The good news is that nationally an extra 11,053 police officers have been recruited at the half way point in the Government programme, some 55% of the numbers promised by 2023. It is also positive to see more women signing up to join the police and more ethnic minority officers than ever before, now making up 33.9% and 7.9% of all police officers respectively nationally.
Here in Wiltshire, we continue to bring new officers into the service at pace. We are on track to achieve our target of 150 additional police officers funded directly through Uplift by March 2023, as well as our recruitment funded by local policing precept increases, through the Council Tax. This is on top of the required recruitment to replace officers retiring or leaving.
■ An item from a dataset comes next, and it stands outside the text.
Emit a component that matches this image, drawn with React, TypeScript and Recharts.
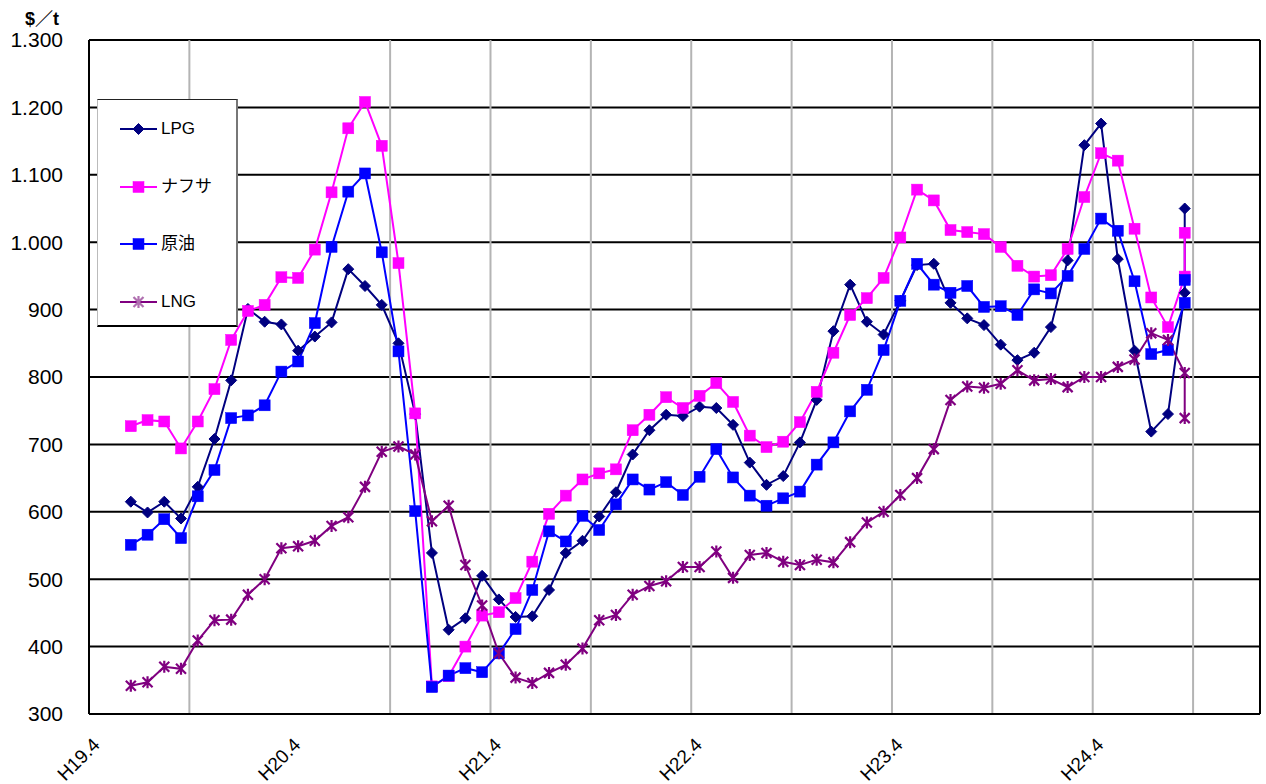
import React from 'react';
import { LineChart, Line, XAxis, YAxis, CartesianGrid, ReferenceLine, Legend } from 'recharts';

const FONT = "'Liberation Sans', Arial, 'Noto Sans CJK JP', sans-serif";

// month offsets from H19.4 (category index); the last category carries two values
const MONTH_OFFSETS = [
  2, 3, 4, 5, 6, 7, 8, 9, 10, 11,
  12, 13, 14, 15, 16, 17, 18, 19, 20, 21,
  22, 23, 24, 25, 26, 27, 28, 29, 30, 31,
  32, 33, 34, 35, 36, 37, 38, 39, 40, 41,
  42, 43, 44, 45, 46, 47, 48, 49, 50, 51,
  52, 53, 54, 55, 56, 57, 58, 59, 60, 61,
  62, 63, 64, 65, 65,
];

const LPG = [
  615, 599, 615, 590, 637, 708, 795, 901, 882, 878,
  839, 860, 881, 960, 935, 907, 850, 745, 539, 425,
  442, 505, 470, 444, 445, 484, 539, 557, 593, 629,
  685, 721, 744, 742, 756, 754, 729, 673, 640, 653,
  703, 766, 868, 937, 882, 863, 913, 966, 968, 910,
  887, 877, 848, 825, 836, 874, 973, 1144, 1176, 975,
  839, 719, 745, 925, 1050,
];

const NAPHTHA = [
  727, 736, 734, 694, 734, 782, 855, 898, 907, 948,
  947, 989, 1074, 1169, 1208, 1143, 969, 746, 341, 356,
  400, 446, 451, 472, 526, 597, 624, 648, 657, 663,
  721, 744, 770, 754, 772, 791, 763, 713, 696, 704,
  733, 778, 836, 892, 917, 947, 1007, 1078, 1062, 1018,
  1015, 1012, 993, 965, 949, 951, 990, 1067, 1132, 1121,
  1020, 918, 874, 949, 1014,
];

const CRUDE = [
  551, 566, 589, 561, 623, 662, 739, 743, 758, 808,
  823, 880, 993, 1075, 1102, 985, 838, 601, 340, 357,
  368, 362, 390, 426, 484, 571, 556, 594, 573, 611,
  648, 633, 644, 625, 652, 693, 651, 624, 609, 620,
  630, 670, 703, 749, 781, 840, 913, 968, 937, 925,
  935, 904, 905, 892, 930, 924, 950, 990, 1035, 1017,
  942, 834, 840, 910, 944,
];

const LNG = [
  342, 347, 370, 367, 409, 439, 440, 477, 500, 546,
  549, 557, 579, 592, 637, 689, 697, 685, 586, 609,
  521, 461, 390, 354, 346, 361, 373, 397, 439, 447,
  477, 490, 497, 518, 518, 541, 502, 536, 539, 526,
  521, 529, 525, 555, 584, 600, 625, 650, 693, 766,
  786, 784, 790, 810, 795, 797, 785, 800, 800, 815,
  826, 865, 855, 806, 739,
];

const X_TICKS = [0, 12, 24, 36, 48, 60];
const X_TICK_LABELS = ['H19.4', 'H20.4', 'H21.4', 'H22.4', 'H23.4', 'H24.4'];
const Y_TICKS = [300, 400, 500, 600, 700, 800, 900, 1000, 1100, 1200, 1300];
const V_GRID = [6, 18, 24, 30, 36, 42, 48, 54, 60, 66];
const X_END = 70;

const SERIES = [
  { key: 'lpg', name: 'LPG', color: '#000080', marker: 'diamond' },
  { key: 'naphtha', name: 'ナフサ', color: '#FF00FF', marker: 'square' },
  { key: 'crude', name: '原油', color: '#0000FF', marker: 'square' },
  { key: 'lng', name: 'LNG', color: '#800080', marker: 'star' },
];

const data = MONTH_OFFSETS.map((m, k) => ({
  m: m + 0.5,
  lpg: LPG[k],
  naphtha: NAPHTHA[k],
  crude: CRUDE[k],
  lng: LNG[k],
}));

const fmtY = (v: number) =>
  v >= 1000 ? `${Math.floor(v / 1000)}.${String(v % 1000).padStart(3, '0')}` : String(v);

function markerShape(kind: string, color: string, cx: number, cy: number, key?: any) {
  if (kind === 'diamond') {
    return (
      <polygon key={key} points={`${cx},${cy - 5.5} ${cx + 5.5},${cy} ${cx},${cy + 5.5} ${cx - 5.5},${cy}`} fill={color} stroke={color} strokeWidth={1} />
    );
  }
  if (kind === 'square') {
    return <rect key={key} x={cx - 5.5} y={cy - 5.5} width={11} height={11} fill={color} stroke={color} strokeWidth={0.5} />;
  }
  return (
    <path
      key={key}
      d={`M${cx - 5},${cy - 5}L${cx + 5},${cy + 5}M${cx - 5},${cy + 5}L${cx + 5},${cy - 5}M${cx},${cy - 6}L${cx},${cy + 6}`}
      stroke={color}
      strokeWidth={2.2}
      fill="none"
    />
  );
}

const makeDot = (kind: string, color: string) => (props: any) => {
  const { cx, cy, index } = props;
  if (cx == null || cy == null) return <g key={index} />;
  return markerShape(kind, color, cx, cy, index);
};

const XTick = (props: any) => {
  const { x, y, payload } = props;
  const label = X_TICK_LABELS[X_TICKS.indexOf(payload.value)];
  const ax = x + 12;
  const ay = y + 24;
  return (
    <text x={ax} y={ay} transform={`rotate(-45 ${ax} ${ay})`} textAnchor="end" fontSize={19} fontFamily={FONT} fill="#000">
      {label}
    </text>
  );
};

const LegendBox = () => (
  <div
    style={{
      width: 141,
      height: 228,
      boxSizing: 'border-box',
      background: '#fff',
      borderTop: '1px solid #222',
      borderLeft: '1px solid #bbb',
      borderRight: '2px solid #777',
      borderBottom: '2px solid #000',
      position: 'relative',
      fontFamily: FONT,
      fontSize: 17,
      color: '#000',
    }}
  >
    {SERIES.map((s, i) => (
      <div key={s.key} style={{ position: 'absolute', left: 22, top: 18 + i * 57.5, height: 22, display: 'flex', alignItems: 'center' }}>
        <svg width={38} height={22} style={{ display: 'block' }}>
          <line x1={0} y1={11} x2={37} y2={11} stroke={s.color} strokeWidth={2} />
          {markerShape(s.marker, s.key === 'lng' ? '#b070b0' : s.color, 18.5, 11)}
        </svg>
        <span style={{ marginLeft: 3, lineHeight: '22px', whiteSpace: 'nowrap' }}>{s.name}</span>
      </div>
    ))}
  </div>
);

export default function App() {
  return (
    <div style={{ position: 'absolute', left: 0, top: 0, width: 1266, height: 784 }}>
      <div style={{ position: 'absolute', left: 25, top: 8, fontSize: 18, fontWeight: 'bold', fontFamily: FONT, color: '#000', lineHeight: '22px' }}>
        $／t
      </div>
      <LineChart width={1266} height={784} data={data} margin={{ top: 40, right: 6, bottom: 4, left: 0 }}>
        <CartesianGrid vertical={false} stroke="#000" strokeWidth={2} />
        {V_GRID.map((v) => (
          <ReferenceLine key={v} x={v} stroke="#b4b4b4" strokeWidth={2} />
        ))}
        <ReferenceLine x={X_END} stroke="#000" strokeWidth={2} />
        <XAxis
          dataKey="m"
          type="number"
          domain={[0, X_END]}
          ticks={X_TICKS}
          interval={0}
          tick={<XTick />}
          tickLine={false}
          axisLine={{ stroke: '#000', strokeWidth: 2 }}
          height={66}
          allowDataOverflow
        />
        <YAxis
          type="number"
          domain={[300, 1300]}
          ticks={Y_TICKS}
          interval={0}
          tickFormatter={fmtY}
          tick={{ fill: '#000', fontSize: 21, fontFamily: FONT }}
          tickLine={false}
          tickMargin={20}
          axisLine={{ stroke: '#000', strokeWidth: 2 }}
          width={89}
        />
        <Legend
          layout="vertical"
          align="center"
          verticalAlign="middle"
          content={<LegendBox />}
          wrapperStyle={{ position: 'absolute', left: 97, top: 99, width: 141, height: 228 }}
        />
        {SERIES.map((s) => (
          <Line
            key={s.key}
            type="linear"
            dataKey={s.key}
            name={s.name}
            stroke={s.color}
            strokeWidth={2}
            dot={makeDot(s.marker, s.color)}
            activeDot={false}
            isAnimationActive={false}
          />
        ))}
      </LineChart>
    </div>
  );
}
The latest report shows that we have 1,102 police officers, the highest number of serving officers in six years. More than 250 officers have joined since the start of Uplift, and a further 200 will start training in the next 18 months to the end of the programme, bringing more officers to the frontline.
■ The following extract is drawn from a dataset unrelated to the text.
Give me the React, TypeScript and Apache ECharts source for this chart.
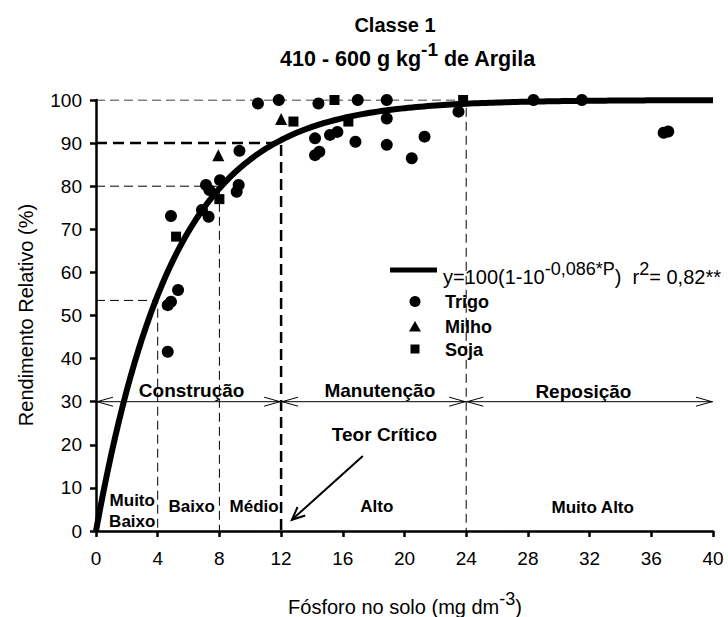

This week we welcomed five new police officers who have transferred to Wiltshire Police from other forces. The officers have come from careers with the Metropolitan Police, Cambridgeshire, Thames Valley, West Midlands and MOD Police Forces. They will be deployed in Community Policing Teams across Wiltshire and Swindon.
We are one of the top performing police forces for female representation - 36% compared with the national average of just under 34% female police officers - and have one of the lowest attrition rates for female leavers in the country.
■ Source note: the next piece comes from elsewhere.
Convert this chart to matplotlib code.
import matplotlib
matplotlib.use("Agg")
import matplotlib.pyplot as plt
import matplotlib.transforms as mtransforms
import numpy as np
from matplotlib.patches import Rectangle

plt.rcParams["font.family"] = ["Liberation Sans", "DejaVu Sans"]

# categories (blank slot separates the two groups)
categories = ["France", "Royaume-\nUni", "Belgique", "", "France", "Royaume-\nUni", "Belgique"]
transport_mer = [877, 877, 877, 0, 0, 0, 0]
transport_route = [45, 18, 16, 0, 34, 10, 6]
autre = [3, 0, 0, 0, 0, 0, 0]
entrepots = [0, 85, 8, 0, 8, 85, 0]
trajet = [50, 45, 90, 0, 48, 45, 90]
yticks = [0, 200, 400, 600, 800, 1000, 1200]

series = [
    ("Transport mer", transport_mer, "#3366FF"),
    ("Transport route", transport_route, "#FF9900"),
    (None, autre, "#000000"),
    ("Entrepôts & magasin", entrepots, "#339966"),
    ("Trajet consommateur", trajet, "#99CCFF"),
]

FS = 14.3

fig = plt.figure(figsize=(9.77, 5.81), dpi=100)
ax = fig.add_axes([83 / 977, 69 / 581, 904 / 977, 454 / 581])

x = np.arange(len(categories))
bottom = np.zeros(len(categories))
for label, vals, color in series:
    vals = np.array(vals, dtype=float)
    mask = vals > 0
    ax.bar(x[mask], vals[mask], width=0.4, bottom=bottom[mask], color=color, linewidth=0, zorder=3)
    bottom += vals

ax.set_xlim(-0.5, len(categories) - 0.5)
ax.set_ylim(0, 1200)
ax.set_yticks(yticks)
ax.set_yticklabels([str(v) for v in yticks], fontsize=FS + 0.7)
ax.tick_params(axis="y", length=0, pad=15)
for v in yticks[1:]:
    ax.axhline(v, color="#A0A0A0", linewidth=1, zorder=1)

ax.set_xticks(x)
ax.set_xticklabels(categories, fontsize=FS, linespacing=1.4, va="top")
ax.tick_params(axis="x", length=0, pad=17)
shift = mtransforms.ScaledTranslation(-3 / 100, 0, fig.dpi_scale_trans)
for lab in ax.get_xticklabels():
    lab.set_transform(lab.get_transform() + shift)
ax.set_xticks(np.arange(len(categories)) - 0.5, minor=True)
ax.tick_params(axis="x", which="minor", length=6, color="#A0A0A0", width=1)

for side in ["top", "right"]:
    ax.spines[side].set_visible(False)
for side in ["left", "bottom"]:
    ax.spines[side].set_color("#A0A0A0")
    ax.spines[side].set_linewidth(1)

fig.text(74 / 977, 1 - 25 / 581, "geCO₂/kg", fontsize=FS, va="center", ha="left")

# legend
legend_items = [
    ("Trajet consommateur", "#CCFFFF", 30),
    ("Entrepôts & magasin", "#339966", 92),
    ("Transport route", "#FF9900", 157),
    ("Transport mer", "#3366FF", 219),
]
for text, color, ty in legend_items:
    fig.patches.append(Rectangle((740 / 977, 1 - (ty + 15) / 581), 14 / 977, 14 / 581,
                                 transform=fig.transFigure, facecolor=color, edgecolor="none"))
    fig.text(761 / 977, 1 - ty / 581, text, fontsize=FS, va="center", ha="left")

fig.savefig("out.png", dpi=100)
We continue to attract more women to apply – 44% in our last campaign in May 2021 – and more women are getting through the online assessment centre (49%). However, there has been a fall in the ratio of female to male joiners – down from 34% females starting training in the last couple of years to 29.6% in the 12 months to March 2021 with candidates from our 2019 recruitment campaign. We continue to monitor candidates coming through all the recruitment stages to understand what’s driving the results and what more we can do to appropriately reflect the communities we serve.
Our workforce from an ethnic minority background is growing, particularly among PCSOs and Police Staff, with 3.5% from a black, Asian and mixed ethnicity background. We want to attract more ethnic minority police officers to improve our representation, which is currently 2.5%, compared to a Wiltshire population of 5.5%. It was good to see 8% of applicants in our last campaign from an ethnic minority background and we will continue our work to increase representation in this area.